How do I get more customers? How do I increase loyalty to get greater value from those customers? These are the questions marketers continue to ask today.
My colleague Phil Davis, along with Brad Macdonald of Regis Corp, Rob Massa of Opt Intelligence and Eric Sherman of Rue La La discussed which email acquisition and loyalty practices have proven most effective for them at the 2014 Email Insider Summit panel “Acquisition in the Email Space.”
Grow Your Email List
Meeting potential customers on visual social media platforms like Pinterest, Instagram and Tumblr where they already are, and then driving them to a registration page is effective for Rue La La.
In Regis Corp’s case, well over 90% of email acquisition happens in salons by stylists. MacDonald stressed the importance of working with front line employees like these stylists to mainstream the process of capturing emails and eliminate sign-up barriers.
Opt Intelligence’s Massa urged marketers with a deep understanding of their email metrics to look to external companies to help grow their email lists. “We’ve spent time forming partnerships with third-party data companies that can help us build lookalike audiences and custom audiences so we can better serve our advertisers and find the right people to add to their email lists,” he said.
Increase Customer Loyalty
Acquiring email addresses is a great first step; but it’s just that, a first step. Next, you must drive purchases and strengthen loyalty. The panel agreed the best ways for achieving these goals are to:
1. Segment Lists Using Demographic Data: Subscribers are most likely to open your emails shortly after opting-in. Massa encourages marketers to set the right impression with immediate personalization. “The messaging starts with the acquisition.
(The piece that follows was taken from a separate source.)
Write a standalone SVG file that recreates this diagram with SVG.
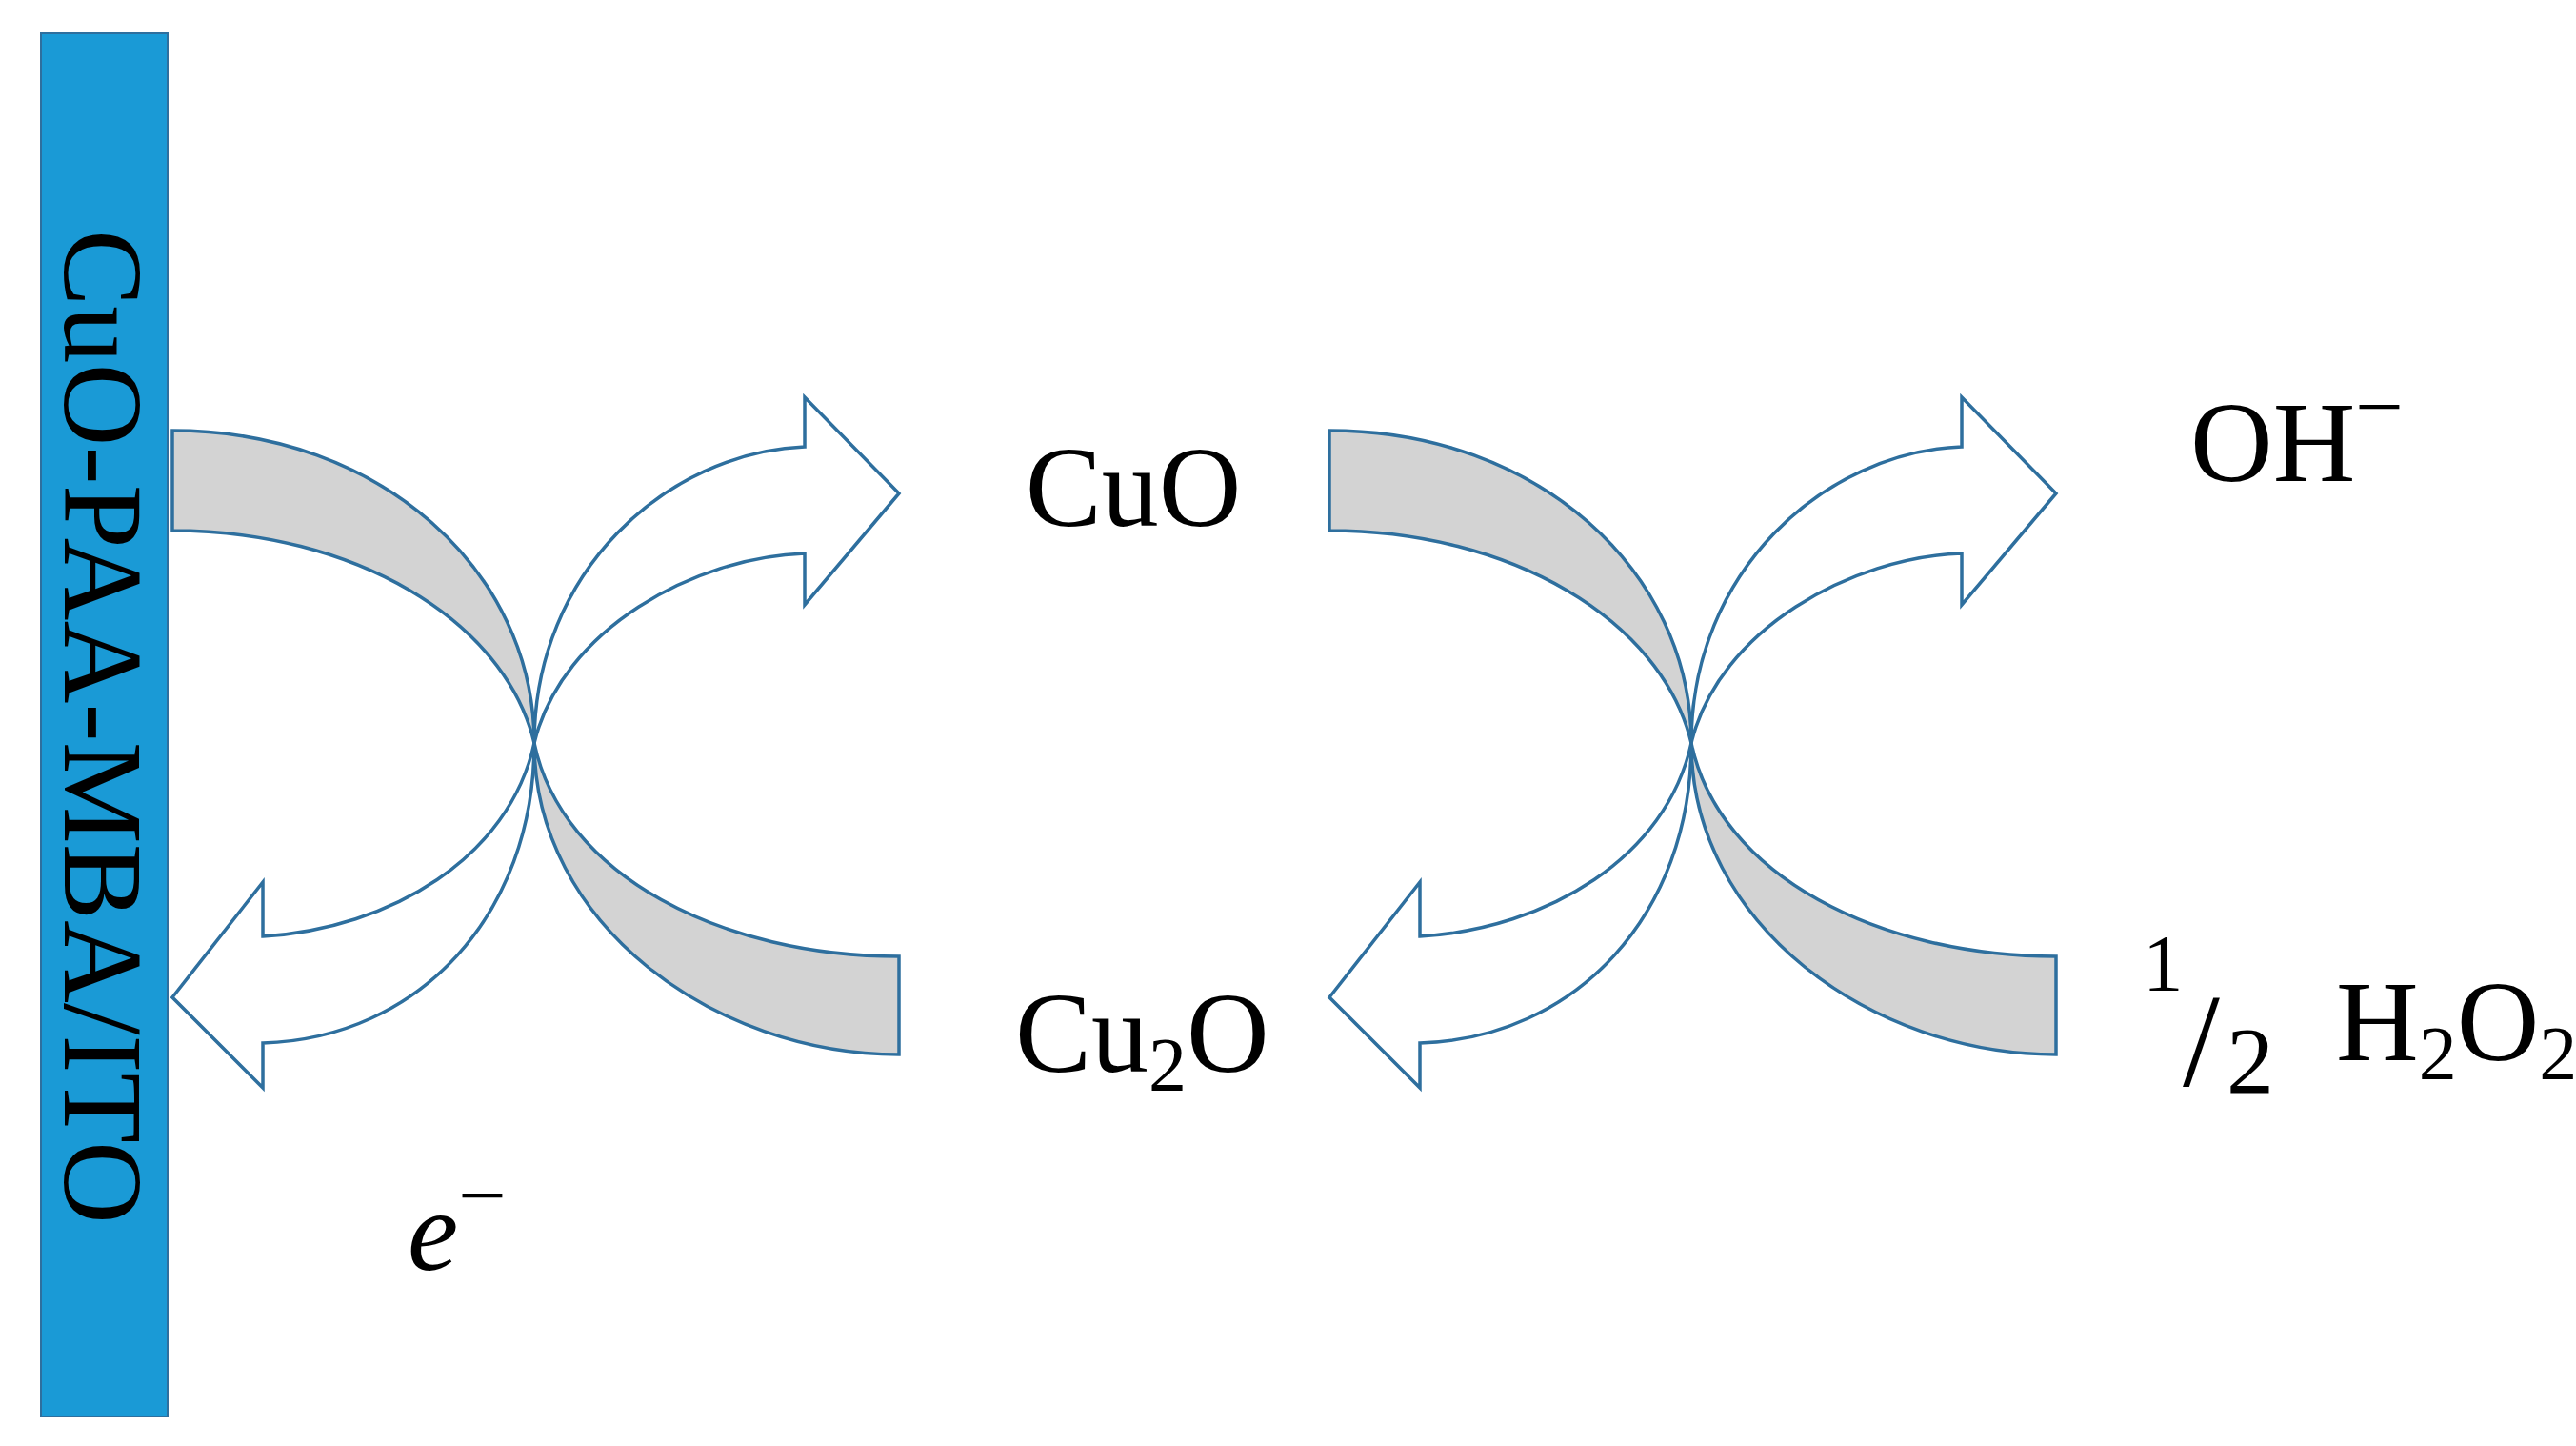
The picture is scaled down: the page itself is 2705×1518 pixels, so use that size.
<svg xmlns="http://www.w3.org/2000/svg" width="2705" height="1518" viewBox="0 0 2705 1518">
<style>
.band{fill:#d3d3d3;stroke:#2e6f9e;stroke-width:3.5}
.arr{fill:#fff;stroke:#2e6f9e;stroke-width:3.5}
.t{font-family:"Liberation Serif",serif;fill:#000}
</style>
<rect width="2705" height="1518" fill="#fff"/>
<g id="electrode">
<rect x="43" y="35" width="133" height="1452" fill="#1a9ad6" stroke="#2e6f9e" stroke-width="2"/>
<text class="t" transform="translate(68,241) rotate(90)" font-size="119" textLength="1044" lengthAdjust="spacingAndGlyphs">CuO-PAA-MBA/ITO</text>
</g>
<g id="connectors">
<g id="pair1">
<path class="band" d="M181,452 C400,452 561,600 561,780 C590,920 760,1004 944,1004 L944,1107 C750,1107 561,970 561,780 C530,650 370,557 181,557 Z"/>
<path class="arr" d="M561,780 C561,600 700,475 845,469 L845,417 L944,518 L845,635 L845,581 C730,585 590,660 561,780 Z"/>
<path class="arr" d="M561,780 C535,900 410,975 276,983 L276,926 L181,1047 L276,1142 L276,1095 C440,1090 561,960 561,780 Z"/>
</g>
<g id="pair2" transform="translate(1215,0)">
<path class="band" d="M181,452 C400,452 561,600 561,780 C590,920 760,1004 944,1004 L944,1107 C750,1107 561,970 561,780 C530,650 370,557 181,557 Z"/>
<path class="arr" d="M561,780 C561,600 700,475 845,469 L845,417 L944,518 L845,635 L845,581 C730,585 590,660 561,780 Z"/>
<path class="arr" d="M561,780 C535,900 410,975 276,983 L276,926 L181,1047 L276,1142 L276,1095 C440,1090 561,960 561,780 Z"/>
</g>
</g>
<g id="label-cuo"><text class="t" x="1190" y="552" font-size="120" text-anchor="middle">CuO</text></g>
<g id="label-cu2o"><text class="t" x="1066" y="1125" font-size="120">Cu<tspan font-size="80" dy="20">2</tspan><tspan dy="-20">O</tspan></text></g>
<g id="label-e"><text class="t" x="428" y="1333" font-size="120" font-style="italic">e<tspan font-style="normal" font-size="90" dy="-48">−</tspan></text></g>
<g id="label-oh"><text class="t" x="2300" y="505" font-size="120">OH<tspan font-size="90" dy="-48">−</tspan></text></g>
<g id="label-h2o2">
<text class="t" x="2250" y="1040" font-size="85">1</text>
<text class="t" x="2292" y="1140" font-size="140">/</text>
<text class="t" x="2338" y="1147" font-size="100">2</text>
<text class="t" x="2453" y="1113" font-size="120">H<tspan font-size="80" dy="20">2</tspan><tspan dy="-20">O</tspan><tspan font-size="80" dy="20">2</tspan></text>
</g>
</svg>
We work with one particular clothing retailer that we will initiate the action of the acquisition differently for males and females,” he said.
Davis reminded marketers that, for this type of personalization, all you need is a few key fields (or small data) delivered quickly-what he calls fast data. “One of the real opportunities isn’t about getting every piece of data you can get your hands on,” Davis said. “What’s more important is fast data. That’s what’s really fueling the automation we need.”
An Email Intelligence service can get you the data you need for personalization in real-time, as well as the additional “medium” and big data you need for greater personalization and deeper audience analysis.
2. Personalize & Contextualize Messages: Rue La La and partner company Alex and Ani, both Boston-based, struck contextual gold with a recent Boston Marathon email and social media campaign.
“It was a great moment for us to be extremely relevant,” Sherman said. “We gave [our customers] an opportunity, a platform and a voice to express what they wanted. We were able to connect to them and give them that moment.”
The campaign was well received because of its apparent authenticity. “When I saw the email and I went to the site,” Davis remarked, “there were pictures of your team supporting the race. It felt very genuine.”
3. Get in Touch at the Right Time: Sending the right message at the right time is email marketing 101. But there’s a reason for that; it works.
“We can’t make people get more haircuts. One of the things we’ve learned that works well is if we can send a relevant reminder that [a customer] needs a haircut at the right time with a small incentive,” Macdonald said. “We’ve seen 10x greater response rates when we hit them at the right time.”
4. Find New Ways to Delight: A great “Thank You” is the first step in building a lasting relationship with customers. “Thank you happens right after the purchase, and so a ‘Thank You’ email is very likely to get opened,” Davis said. But, he advised, you need to make your thank you more than, “Thank you, here’s your receipt.”
In our digital world, some of the most effective ways to say “Thanks!” are actually offline. Audience member Kay shared a story about how a hotel went above and beyond to thank her boss for staying with them on a business trip:
“He stayed at a hotel that gave him flowers in his room. He talked to the front desk and said, ‘I don’t really care about the flowers because I’m not going to be there to enjoy them. My wife would really enjoy the flowers.’ And so whenever he stays at that hotel now, they send the flowers to his wife at home.”
Online or off, find creative ways to genuinely thank your customers, and they’ll reward you with their loyalty.